Date: 2023-02-21 05:17 am (UTC)
lucymonster: (Default)
From: [personal profile] lucymonster
Oh, this sounds magnificent! Making a mental note of it for when I finally get my attention span back.

Date: 2023-02-21 12:12 pm (UTC)
asakiyume: (black crow on a red ground)
From: [personal profile] asakiyume
Among other things, your post make me think about how all that remains for me from learning about World War I are random, insufficient things: the dates, the fact of its horror and that it prompted the (ineffectual) League of Nations, that it carried the seeds and fertilizer for WWII, that it was trenches and shell shock, that there were famous young poets who died in it, "I am the grass." But what doesn't remain for me is any sense of motivations or strategy or battles** or how the war ended or really what it *was*, beyond a horrible war-of-attrition situation where periodically one side or the other would charge the other. And yet it will have been on either your pages or Sovay's that I learned that trench warfare didn't even start into some years in (or am I hallucinating?)

Fortunately I have Merriam-Webster's Collegiate Encyclopedia (an abridgment of Encyclopedia Britannia, MW's parent company), which I helped create like a year before Google made it obsolete. I can go read up on it and at least (re)fill the gaps in my knowledge.
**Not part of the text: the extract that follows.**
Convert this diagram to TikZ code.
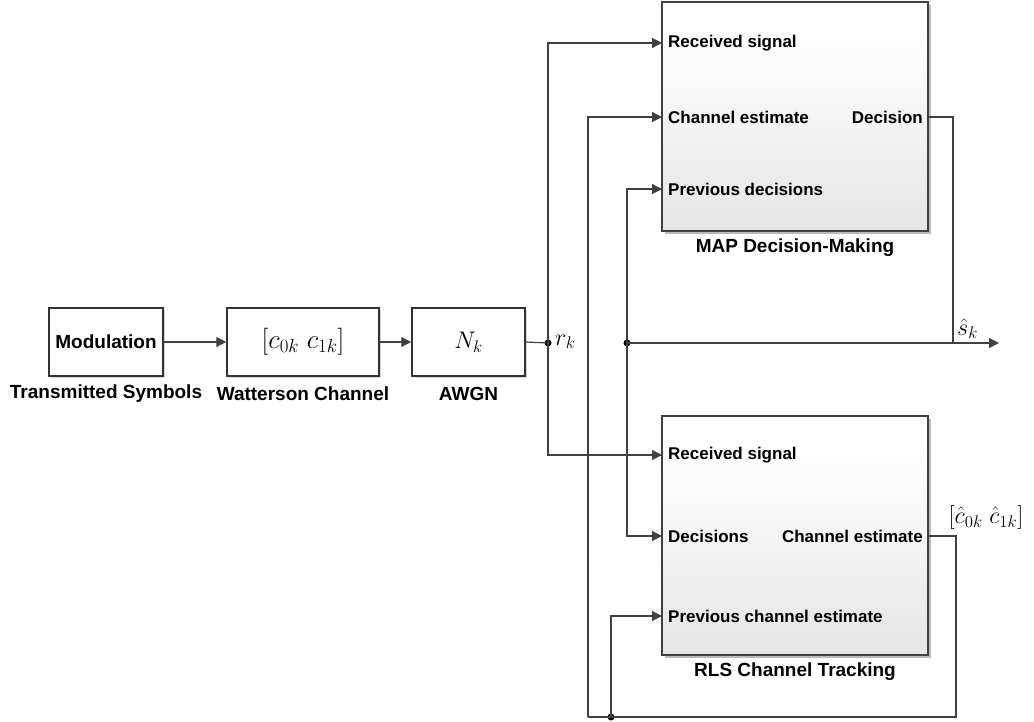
\RequirePackage{fix-cm}
\documentclass[tikz,border=0pt]{standalone}
\usepackage{fontspec}
\setmainfont{Liberation Sans}
\usetikzlibrary{arrows.meta,shadows,calc}
\pgfdeclareverticalshading{blockshade}{100bp}{color(0bp)=(black!16); color(30bp)=(black!9); color(68bp)=(white); color(100bp)=(white)}
\tikzset{
  wire/.style={draw=black!75, line width=1.2pt},
  sig/.style={wire, -{Triangle[length=10pt,width=10pt]}},
  smallblock/.style={draw=black!80, line width=1.5pt, fill=white, minimum height=68pt,
    font=\fontsize{19}{22}\selectfont\bfseries,
    drop shadow={shadow xshift=2pt, shadow yshift=-2pt, fill=black!30, opacity=0.5}},
  bigblock/.style={draw=black!75, line width=1.5pt, shading=blockshade, minimum width=266pt,
    drop shadow={shadow xshift=3pt, shadow yshift=-3pt, fill=black!45, opacity=0.6}},
  caption/.style={font=\fontsize{19}{22}\selectfont\bfseries},
  port/.style={font=\fontsize{17}{20}\selectfont\bfseries, inner sep=0pt},
  mathlbl/.style={font=\fontsize{24}{28}\selectfont, inner sep=0pt},
  junction/.style={circle, fill=black, inner sep=0pt, minimum size=7pt},
}
\begin{document}
\begin{tikzpicture}[x=1pt, y=-1pt]
\useasboundingbox (0,0) rectangle (1034,721);

% transmitter chain
\node[smallblock, minimum width=114pt] (mod) at (106,342) {Modulation};
\node[smallblock, minimum width=152pt] (wat) at (303,342) {\fontsize{27}{30}\selectfont\mdseries$[c_{0k}\;c_{1k}]$};
\node[smallblock, minimum width=113pt] (awgn) at (468.5,342) {\fontsize{24}{28}\selectfont\mdseries$N_k$};
\node[caption] (modcap) at (106,394) {Transmitted Symbols};
\node[caption] (watcap) at (303,394) {Watterson Channel};
\node[caption] (awgncap) at (468.5,394) {AWGN};

% receiver blocks
\node[bigblock, minimum height=229pt] (map) at (795,116.5) {};
\node[bigblock, minimum height=239pt] (rls) at (795,535.5) {};
\node[caption] (mapcap) at (795,248) {MAP Decision-Making};
\node[caption] (rlscap) at (795,672) {RLS Channel Tracking};

% port coordinates
\coordinate (mapRS) at (662,43);
\coordinate (mapCE) at (662,117);
\coordinate (mapPD) at (662,189);
\coordinate (mapOut) at (928,117);
\coordinate (rlsRS) at (662,455);
\coordinate (rlsDec) at (662,536);
\coordinate (rlsPCE) at (662,616);
\coordinate (rlsOut) at (928,536);

% port labels
\node[port, anchor=west] (lmapRS) at (668,43) {Received signal};
\node[port, anchor=west] (lmapCE) at (668,117) {Channel estimate};
\node[port, anchor=west] (lmapPD) at (668,189) {Previous decisions};
\node[port, anchor=east] (lmapOut) at (923,117) {Decision};
\node[port, anchor=west] (lrlsRS) at (668,455) {Received signal};
\node[port, anchor=west] (lrlsDec) at (668,536) {Decisions};
\node[port, anchor=west] (lrlsPCE) at (668,616) {Previous channel estimate};
\node[port, anchor=east] (lrlsOut) at (923,536) {Channel estimate};

% junctions and bends
\node[junction] (rk) at (548,343) {};
\node[junction] (dj) at (627,343) {};
\node[junction] (cj) at (611,717) {};
\coordinate (sj) at (953,343);
\coordinate (out) at (999,343);
\coordinate (ceR) at (956,536);
\coordinate (ceB) at (956,717);
\coordinate (ceL) at (588,717);

% forward path
\draw[sig] (mod.east) -- (wat.west);
\draw[sig] (wat.east) -- (awgn.west);
\draw[wire] (awgn.east) -- (rk.center);
\node[mathlbl, anchor=west] (rklbl) at (555,342) {$r_k$};

% received signal to both blocks
\draw[sig] (rk.center) |- (mapRS);
\draw[sig] (rk.center) |- (rlsRS);

% decision output
\draw[wire] (mapOut) -| (sj);
\draw[sig] (sj) -- (out);
\node[mathlbl, anchor=south west] (sklbl) at (957,339) {$\hat{s}_k$};
\draw[wire] (sj) -- (dj.center);
\draw[sig] (dj.center) |- (mapPD);
\draw[sig] (dj.center) |- (rlsDec);

% channel estimate feedback
\draw[wire] (rlsOut) -- (ceR) -- (ceB) -- (ceL);
\draw[sig] (ceL) |- (mapCE);
\draw[sig] (cj.center) |- (rlsPCE);
\node[mathlbl, anchor=south] (celbl) at (986,530) {$[\hat{c}_{0k}\;\hat{c}_{1k}]$};
\end{tikzpicture}
\end{document}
Some of them. But your entry shows me how much of that I need to recover before I could even situate the book you just read.

**I mean I have names, like Somme and Amiens, but no sense of what happened there.

Date: 2023-02-21 04:04 pm (UTC)
asakiyume: (more than two)
From: [personal profile] asakiyume
Yeah, I've lost it now. I do think it had to do with World War I, but maybe it wasn't with the establishment of trench warfare; maybe it was with equipping the trenches for the long term or something. But possibly you're right and I'm remembering a post about the Civil War!